I can't speak for XSV but when I had to do similar analysis of logfiles in range of hundreds of thousands of records - SQLite would consistently seize up on my machine and make it impossible to do analysis. Had i know about XSV I may have tried it, but GNU Join saved my bacon that week and would do my analysis in minutes.
That's why you can `EXPLAIN` your query, and maybe even add indices, to speed things up!
Plus in the last few years SQLite has gotten a lot more powerful, and has added lots of JSON support and has improved index usage. I'd avoid working with lots of data as flat ASCII text, because of all the I/O and wasted cycles to read the data and insert it into some data structure and then write it out as flat ASCII text, but it can be super debuggable.

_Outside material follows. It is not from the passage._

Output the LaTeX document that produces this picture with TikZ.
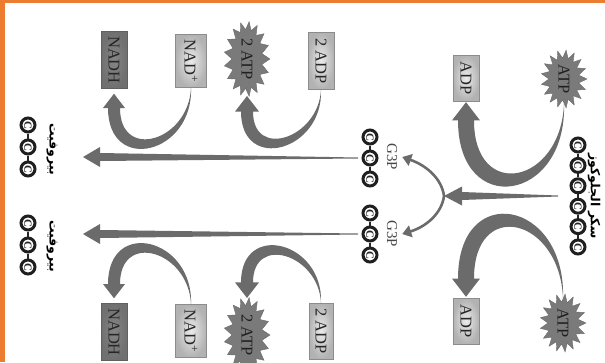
\documentclass[tikz,border=0pt]{standalone}
\usepackage{fontspec}
\setmainfont{Liberation Serif}
\newfontfamily\arabicfont[Script=Arabic]{DejaVu Sans}
\TeXXeTstate=1
\usetikzlibrary{shapes.symbols,arrows.meta,calc}
\definecolor{frameorange}{HTML}{EC7C30}
\definecolor{arrowgray}{HTML}{6B6B6B}
\tikzset{
	box/.style={rectangle, rotate=-90, draw=black!45, inner color=black!8, outer color=black!30, inner sep=0pt, font=\fontsize{16.5}{16.5}\selectfont, text=black!85},
	dark box/.style={box, inner color=black!48, outer color=black!56, draw=black!62},
	burst/.style={starburst, starburst points=17, starburst point height=8pt, random starburst=0, fill=black!52, draw=black!58, inner sep=0pt, rotate=-90, font=\fontsize{16.5}{16.5}\selectfont, text=black!88},
	carbon/.style={circle, draw=black!88, line width=3pt, fill=white, minimum size=14pt, inner sep=0pt, rotate=-90, font=\fontsize{11}{11}\selectfont\bfseries, text=black!85},
	bond/.style={black!85, line width=1.6pt},
	label text/.style={rotate=-90, inner sep=0pt, font=\fontsize{15}{15}\selectfont, text=black!72},
	arabic label/.style={rotate=-90, inner sep=0pt, font=\arabicfont\bfseries\fontsize{12.5}{12.5}\selectfont},
	split arrow/.style={arrowgray, line width=2.6pt, -{Triangle[length=9pt,width=12pt]}},
}
% tail, tip, depth, shaft half width, head half width
\newcommand{\swoosh}[5]{%
	\fill[arrowgray] let \p1=#1, \p2=#2, \n1={(#3<0)?-1:1}, \n2={(\x1<\x2)?-1:1} in
		(\x1,\y1)
		.. controls ({\x1+\n2*0.4*#4},{\y1+(#3)+\n1*1.1*#4}) and ({\x2-\n2*#4},{\y2+\n1*1.3*#5+(#3)+\n1*1.1*#4}) ..
		({\x2-\n2*#4},{\y2+\n1*1.3*#5})
		-- ({\x2-\n2*#5},{\y2+\n1*1.3*#5}) -- (\x2,\y2)
		-- ({\x2+\n2*#5},{\y2+\n1*1.3*#5}) -- ({\x2+\n2*#4},{\y2+\n1*1.3*#5})
		.. controls ({\x2+\n2*#4},{\y2+\n1*1.3*#5+(#3)-\n1*1.1*#4}) and ({\x1-\n2*0.4*#4},{\y1+(#3)-\n1*1.1*#4}) ..
		(\x1,\y1) -- cycle;}
% tail, tip, shaft half width, head half width, head length
\newcommand{\taper}[5]{%
	\fill[arrowgray] let \p1=#1, \p2=#2 in
		(\x1,{\y1+0.5}) -- ({\x2+#5},{\y2+#3}) -- ({\x2+#5},{\y2+#4}) -- (\x2,\y2)
		-- ({\x2+#5},{\y2-#4}) -- ({\x2+#5},{\y2-#3}) -- (\x1,{\y1-0.5}) -- cycle;}

\begin{document}
\begin{tikzpicture}[x=1pt, y=-1pt]
	\useasboundingbox (0,0) rectangle (605,362);
	\clip (0,0) rectangle (605,362);
	% frame
	\fill[frameorange] (0,0) rectangle (605,3);
	\fill[frameorange] (0,0) rectangle (4.5,362);

	% glucose
	\foreach \i in {1,...,6}
		\node[carbon] (glu\i) at (578,{145+20.4*(\i-1)}) {C};
	\foreach \i [remember=\i as \last (initially 1)] in {2,...,6}
		\draw[bond] (glu\last) -- (glu\i);
	\node[arabic label] (glulabel) at (594,196) {\beginR سكر الجلوكوز\endR};

	% G3P and pyruvate chains
	\foreach \i in {1,2,3} {
		\node[carbon] (g3pA\i) at (370,{116+21*\i}) {C};
		\node[carbon] (g3pB\i) at (370,{192+21*\i}) {C};
		\node[carbon] (pyrA\i) at (28,{103+22*\i}) {C};
		\node[carbon] (pyrB\i) at (28,{201+22*\i}) {C};
	}
	\foreach \i [remember=\i as \last (initially 1)] in {2,3} {
		\draw[bond] (g3pA\last) -- (g3pA\i);
		\draw[bond] (g3pB\last) -- (g3pB\i);
		\draw[bond] (pyrA\last) -- (pyrA\i);
		\draw[bond] (pyrB\last) -- (pyrB\i);
	}
	\node[label text] (g3pAlabel) at (392,157) {G3P};
	\node[label text] (g3pBlabel) at (392,234) {G3P};
	\node[arabic label] (pyrAlabel) at (52,149) {\beginR بيروفيت\endR};
	\node[arabic label] (pyrBlabel) at (52,246) {\beginR بيروفيت\endR};

	% first step
	\node[burst, minimum width=58pt, minimum height=46pt] (atpA) at (564,79) {ATP};
	\node[burst, minimum width=58pt, minimum height=46pt] (atpB) at (563,323) {ATP};
	\node[box, minimum width=46pt, minimum height=26pt] (adpA) at (466,78) {ADP};
	\node[box, minimum width=46pt, minimum height=26pt] (adpB) at (466,321) {ADP};

	% second step
	\node[box, minimum width=57pt, minimum height=26pt] (adp2A) at (321,61) {2 ADP};
	\node[box, minimum width=56pt, minimum height=24pt] (adp2B) at (321,331) {2 ADP};
	\node[burst, minimum width=68pt, minimum height=46pt] (atp2A) at (247,59) {2 ATP};
	\node[burst, minimum width=68pt, minimum height=46pt] (atp2B) at (247,335) {2 ATP};
	\node[box, minimum width=53pt, minimum height=31pt] (nadA) at (191,61) {NAD\textsuperscript{+}};
	\node[box, minimum width=53pt, minimum height=31pt] (nadB) at (191,331) {NAD\textsuperscript{+}};
	\node[dark box, minimum width=57pt, minimum height=26pt] (nadhA) at (114,60) {NADH};
	\node[dark box, minimum width=57pt, minimum height=26pt] (nadhB) at (114,332) {NADH};

	% arrows
	\coordinate (glustart) at (558,196);
	\coordinate (split) at (444,196);
	\coordinate (pyrAend) at (83,157);
	\coordinate (pyrBend) at (83,234);
	\taper{(glustart)}{(split)}{4}{9.5}{18}
	\draw[split arrow] (split) .. controls (442,180) and (428,166) .. ([xshift=5pt]g3pAlabel.north);
	\draw[split arrow] (split) .. controls (442,212) and (428,226) .. ([xshift=5pt]g3pBlabel.north);
	\taper{([xshift=-12pt]g3pA2.center)}{(pyrAend)}{4}{10}{17}
	\taper{([xshift=-12pt]g3pB2.center)}{(pyrBend)}{4}{10}{17}

	\swoosh{(atpA.east)}{([yshift=-1pt]adpA.east)}{-90}{8}{14}
	\swoosh{(atpB.west)}{([yshift=1pt]adpB.west)}{90}{8}{14}
	\swoosh{(adp2A.east)}{([yshift=-4pt]atp2A.east)}{-55}{6}{12}
	\swoosh{(adp2B.west)}{([yshift=4pt]atp2B.west)}{55}{6}{12}
	\swoosh{(nadA.east)}{([yshift=-5pt]nadhA.east)}{-60}{6}{11}
	\swoosh{(nadB.west)}{([yshift=5pt]nadhB.west)}{60}{6}{11}
\end{tikzpicture}
\end{document}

The join utility is actually a part of POSIX[1], so every UNIX should
have one. Here's one from OpenBSD[2], for example. The GNU version
probably has more flags though.
4-6 hours still seems like a long time for this, did you have sorted indices on the join columns? How high of cardinality (distinct counts) did the join columns have? Traditional RDBMS are pretty fast at joining when you have the right indices in place, especially when the cardinality of the join columns isn't very high.
And how much of that time was just getting the data into the tables? There are fast and slow ways to do that, too...
IIRC, it took me 4-7 hours to load 600GB of uncompressed data to the PostgreSQL after disabling WAL and tunning some config variables. I didn't have time to test all possible speed improvements.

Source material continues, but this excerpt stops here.